Rock bands can do many things, but keeping to time isn't one of them. As a result of the tardiness of the rest of tonight's bill, Nina Nastasia's taking the stage at Bush Hall over half an hour late. As a result of that, the audience is getting restless, and it (some of it, anyway) wants her to know. During the entire build-up, the audience has been sitting quietly (as is the wont of folk audiences), but, in anticipation of tonight's main act, two young fellows have taken it upon themselves to stand up, right at the front of the crowd.

As Nina herself takes the stage alone, and they look round to see what everyone else is doing, only to see that almost everybody else is still seated, waiting for the two to join them. It's a quandary: tough it out at the front and stay standing, or admit defeat and get down. Heads bowed, they admit defeat and drop to the floor. During this excitement, Nina Nastasia takes a while to tune up on stage. Chivvying her along, one wag shouts out, “Hello!”. She's not fazed by this heckle of champions, replying: “Hi,” and adding the admonishment: “Patience.”

She finishes tuning and moves straight into a delicately picked guitar line. Her voice, haunting and powerful by turns, is a remarkable instrument on its own, and her guitar playing isn't bad either.
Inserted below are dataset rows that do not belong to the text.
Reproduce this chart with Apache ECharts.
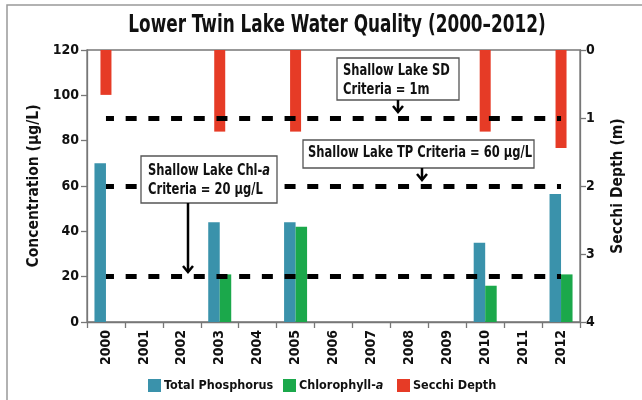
<!DOCTYPE html>
<html><head><meta charset="utf-8">
<script src="https://cdn.jsdelivr.net/npm/echarts@6/dist/echarts.min.js"></script>
<style>html,body{margin:0;padding:0;background:#fff}#c{width:642px;height:400px}</style>
</head><body><div id="c"></div>
<script>
const years = ['2000','2001','2002','2003','2004','2005','2006','2007','2008','2009','2010','2011','2012'];
const totalPhosphorus = [70, null, null, 44, null, 44, null, null, null, null, 35, null, 56.5];
const chlorophyllA = [null, null, null, 21, null, 42, null, null, null, null, 16, null, 21];
const secchiDepth = [0.66, null, null, 1.2, null, 1.2, null, null, null, null, 1.2, null, 1.44];
const concTicks = [0, 20, 40, 60, 80, 100, 120];
const depthTicks = [0, 1, 2, 3, 4];
const chlCriteria = 20, tpCriteria = 60, sdCriteria = 1;
const seriesNames = ['Total Phosphorus', 'Chlorophyll-a', 'Secchi Depth'];

const FONT = '"DejaVu Sans Condensed","DejaVu Sans",sans-serif';
const chart = echarts.init(document.getElementById('c'));
const dashStyle = {color:'#000', width:5, type:[11,11.7], dashOffset:3};
const mkData = (v)=>[[{coord:[years[0], v]},{coord:[years[years.length-1], v]}]];
const mk = (vals)=>({silent:true, symbol:['none','none'], label:{show:false}, lineStyle:dashStyle,
  data: vals.flatMap(mkData)});
const axisLineStyle = {color:'#777', width:1.3};
const rich = {n:{fontFamily:FONT, fontSize:12.5, fontWeight:'bold', color:'#111'},
              i:{fontFamily:FONT, fontSize:12.5, fontWeight:'bold', fontStyle:'italic', color:'#111'}};
const legendAt = (name, left)=>({left:left, top:374, itemWidth:13, itemHeight:13, icon:'rect', data:[name],
  formatter: n => n==='Chlorophyll-a' ? '{n|Chlorophyll-}{i|a}' : '{n|'+n+'}',
  textStyle:{fontFamily:FONT, fontSize:12.5, fontWeight:'bold', color:'#111', padding:[0,0,0,-2], rich:rich}});
chart.setOption({
  animation:false,
  textStyle:{fontFamily:FONT},
  legend:[legendAt(seriesNames[0],143), legendAt(seriesNames[1],278), legendAt(seriesNames[2],392)],
  grid:{left:87, right:62, top:50, bottom:78, show:true, borderColor:'#777', borderWidth:1.3},
  xAxis:[{type:'category', data:years, axisLine:{lineStyle:axisLineStyle},
    axisTick:{show:true, length:6, lineStyle:axisLineStyle},
    axisLabel:{rotate:90, margin:8, fontFamily:FONT, fontSize:14, fontWeight:'bold', color:'#111'}},
    {type:'category', data:years, show:false}],
  yAxis:[{type:'value', min:0, max:120, interval:20, name:'Concentration (µg/L)', nameLocation:'middle', nameGap:44,
    nameTextStyle:{fontFamily:FONT, fontSize:15.5, fontWeight:'bold', color:'#111'},
    axisLine:{show:true, lineStyle:axisLineStyle}, axisTick:{show:true, length:6, lineStyle:axisLineStyle},
    axisLabel:{margin:8, fontFamily:FONT, fontSize:14, fontWeight:'bold', color:'#111',
      formatter: v => concTicks.includes(v) ? String(v) : ''},
    splitLine:{show:false}},
    {type:'value', min:0, max:4, interval:1, inverse:true, position:'right', name:'Secchi Depth (m)',
    nameLocation:'middle', nameGap:30, nameRotate:90,
    nameTextStyle:{fontFamily:FONT, fontSize:15.5, fontWeight:'bold', color:'#111'},
    axisLine:{show:true, lineStyle:axisLineStyle}, axisTick:{show:true, length:6, lineStyle:axisLineStyle},
    axisLabel:{margin:6, fontFamily:FONT, fontSize:14, fontWeight:'bold', color:'#111',
      formatter: v => depthTicks.includes(v) ? String(v) : ''},
    splitLine:{show:false}}],
  series:[
    {name:seriesNames[0], type:'bar', data:totalPhosphorus, barWidth:11.5, barGap:'0%',
      itemStyle:{color:'#3A92AB'}},
    {name:seriesNames[1], type:'bar', data:chlorophyllA, barWidth:11.5, barGap:'0%',
      itemStyle:{color:'#1BA84B'}},
    {name:seriesNames[2], type:'bar', data:secchiDepth, xAxisIndex:1, yAxisIndex:1, barWidth:11,
      itemStyle:{color:'#E63B26'}, z:1},
    {name:'criteria-conc', type:'line', data:[], xAxisIndex:0, yAxisIndex:0, markLine:mk([tpCriteria, chlCriteria]), z:3},
    {name:'criteria-sd', type:'line', data:[], xAxisIndex:1, yAxisIndex:1, markLine:mk([sdCriteria]), z:3}
  ]
});

// annotations
const TS = {fontFamily:FONT, fontSize:16, fontWeight:'bold', fill:'#111'};
const arich = {n:{fontFamily:FONT, fontSize:16, fontWeight:'bold', fill:'#111', lineHeight:19},
               i:{fontFamily:FONT, fontSize:16, fontWeight:'bold', fontStyle:'italic', fill:'#111', lineHeight:19}};
function box(x,y,w,h){return {type:'rect', shape:{x:x,y:y,width:w,height:h}, style:{fill:'#fff', stroke:'#555', lineWidth:1.3}, z:100};}
function arrow(x,y1,y2){return [
  {type:'line', shape:{x1:x,y1:y1,x2:x,y2:y2-1}, style:{stroke:'#000', lineWidth:2.5}, z:100},
  {type:'polyline', shape:{points:[[x-5,y2-6],[x,y2],[x+5,y2-6]]}, style:{stroke:'#000', lineWidth:2.5, fill:null}, z:100}];}
chart.setOption({graphic:[
  {type:'rect', shape:{x:7,y:5,width:700,height:500}, style:{fill:null, stroke:'#999', lineWidth:1.5}, silent:true, z:0},
  {type:'text', x:337, y:13, scaleX:0.75, z:101, style:{fontFamily:FONT, fontSize:25, fontWeight:'bold', fill:'#111',
    text:'Lower Twin Lake Water Quality (2000–2012)', textAlign:'center'}},
  box(141,156,136,47),
  {type:'text', x:148, y:161, scaleX:0.8, z:101, style:{...TS, text:'{n|Shallow Lake Chl-}{i|a}\n{n|Criteria = 20 µg/L}', lineHeight:19, rich:arich}},
  ...arrow(188,203,272),
  box(337,58,122,42),
  {type:'text', x:343, y:61, scaleX:0.8, z:101, style:{...TS, text:'Shallow Lake SD\nCriteria = 1m', lineHeight:19}},
  ...arrow(398,100,112),
  box(303,140,231,28),
  {type:'text', x:308, y:145, scaleX:0.8, z:101, style:{...TS, text:'Shallow Lake TP Criteria = 60 µg/L'}},
  ...arrow(422,168,180)
]});
</script></body></html>
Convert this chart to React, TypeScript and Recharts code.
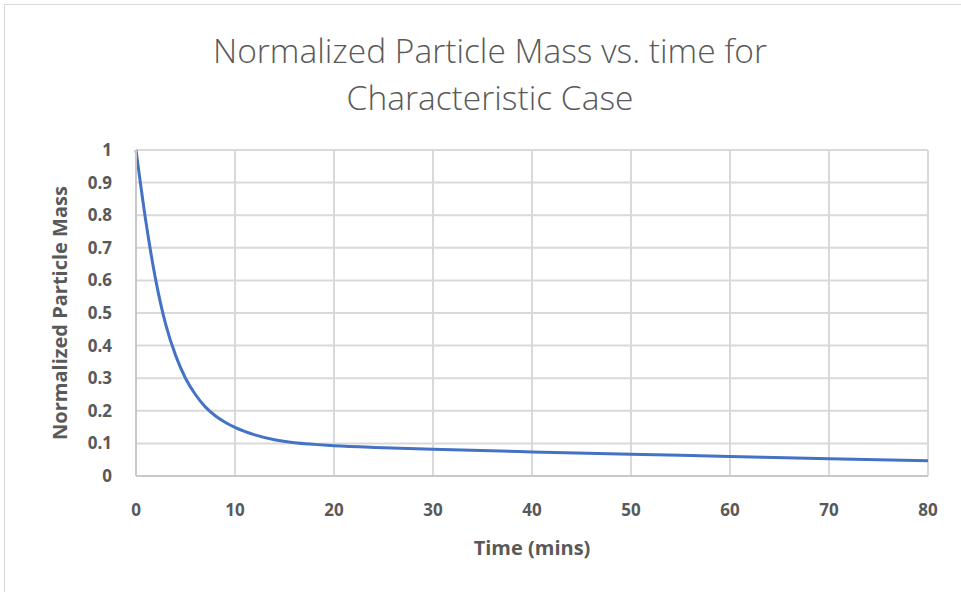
import React from 'react';
import { LineChart, Line, XAxis, YAxis, CartesianGrid, Label } from 'recharts';

const timeMins = [0, 1, 2, 3, 4, 5, 6, 7, 8, 9, 10, 12, 14, 16, 18, 20, 25, 30, 40, 50, 60, 70, 80];
const massValues = [1.0, 0.78, 0.6, 0.465, 0.37, 0.3, 0.25, 0.212, 0.185, 0.165, 0.149, 0.126, 0.111, 0.102, 0.097, 0.093, 0.087, 0.082, 0.074, 0.067, 0.06, 0.053, 0.047];
const xTicks = [0, 10, 20, 30, 40, 50, 60, 70, 80];
const yTicks = [0, 0.1, 0.2, 0.3, 0.4, 0.5, 0.6, 0.7, 0.8, 0.9, 1];
const titleLines = ['Normalized Particle Mass vs. time for', 'Characteristic Case'];

const data = timeMins.map((t, i) => ({ t, v: massValues[i] }));

const FONT = "'Open Sans', 'Noto Sans', sans-serif";
const GRAY = '#595959';

export default function App() {
  return (
    <div style={{ position: 'absolute', left: 0, top: 0, width: 961, height: 592, background: '#fff', fontFamily: FONT, overflow: 'hidden' }}>
      <div style={{ position: 'absolute', left: 4, top: 4, width: 980, height: 620, border: '1px solid #d9d9d9', boxSizing: 'border-box' }} />
      {titleLines.map((s, i) => (
        <div key={i} style={{ position: 'absolute', left: 0, width: 980, top: 28 + i * 47, textAlign: 'center', fontSize: 33.5, color: GRAY, fontWeight: 300, lineHeight: '44px' }}>{s}</div>
      ))}
      <div style={{ position: 'absolute', left: 0, top: 0 }}>
        <LineChart width={961} height={592} data={data} margin={{ top: 150, right: 33, bottom: 86, left: 76 }}>
          <CartesianGrid stroke="#d9d9d9" strokeWidth={2} />
          <XAxis
            dataKey="t"
            type="number"
            domain={[0, 80]}
            ticks={xTicks}
            height={30}
            tickLine={false}
            axisLine={{ stroke: '#c8c8c8', strokeWidth: 2 }}
            tick={{ fill: GRAY, fontSize: 17, fontWeight: 700, fontFamily: FONT }}
            tickMargin={22}
            interval={0}
          >
            <Label value="Time (mins)" position="bottom" offset={35} style={{ fill: GRAY, fontSize: 20, fontWeight: 700, fontFamily: FONT }} />
          </XAxis>
          <YAxis
            type="number"
            domain={[0, 1]}
            ticks={yTicks}
            width={60}
            tickLine={false}
            axisLine={{ stroke: '#c8c8c8', strokeWidth: 2 }}
            tick={{ fill: GRAY, fontSize: 17, fontWeight: 700, fontFamily: FONT }}
            tickMargin={18}
            interval={0}
          >
            <Label value="Normalized Particle Mass" angle={-90} position="left" offset={16} style={{ fill: GRAY, fontSize: 20, fontWeight: 700, fontFamily: FONT, textAnchor: 'middle' }} />
          </YAxis>
          <Line type="monotone" dataKey="v" stroke="#4472c4" strokeWidth={3} dot={false} isAnimationActive={false} />
        </LineChart>
      </div>
    </div>
  );
}
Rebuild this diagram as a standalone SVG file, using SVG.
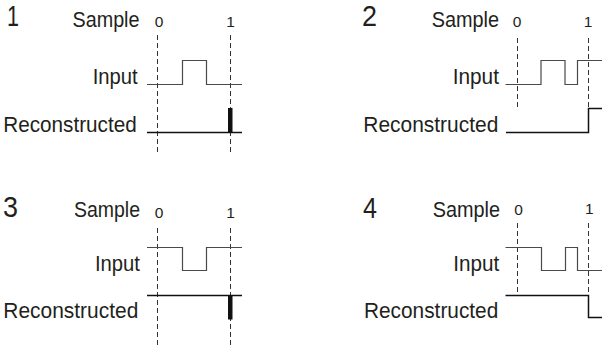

After two songs, she turns to the audience and asks: “What do we do next? I have a list, but...” A request comes in for 'Dog's Life', from 1999's 'Dogs', and she obliges. The song has a pleasant melogy, which jars against lyrics that wonder about lying under the couch and chewing a bone. In fact, the melody echoes “Mmm mmm mmm mmm” by the Crash Test Dummies, but, needless to say, it's streets ahead of that one-hit wonder.

Then it's 'Stormy Weather,' a stand-out track from the same album, which makes excellent use of her stunning voice, which manages to remain firmly rooted to the ground even when striving for the highest highs of the melodies. 'Counting Up Your Bones' starts slowly but develops into an angry, hurt song which, without drums or any other accompaniment, becomes even more powerful. 'Our Day Trip' is introduced as a song that “everybody thinks is happy but I think it's kind of sad.” She's right, too: on the surface it's pleasant enough, a tale of a day trip to the country, but as it goes on it becomes wistful and then takes on a clearly damaged tone, closing with the line “You had so much more ambition”.

The 40-minute set closes with 'Untitled', from her Peel session, which comes across almost like an update of 'Like a Rolling Stone”, beginning with a line about being “a stranger to a life you once looked down upon. Now your friends hardly know you, they talk about you every once in a while.” But the song, appropriately for a closer, comes with a message of redemption rather than Dylan's chastising condemnation.

When Nastasia reappears for the two-song encore, she seems genuinely flattered to have been asked back (“Thanks. I never know what to say.”) It's a mark of the mutual appreciation society that seems to have appeared out of nowhere tonight. Nina Nastasia deserves it though.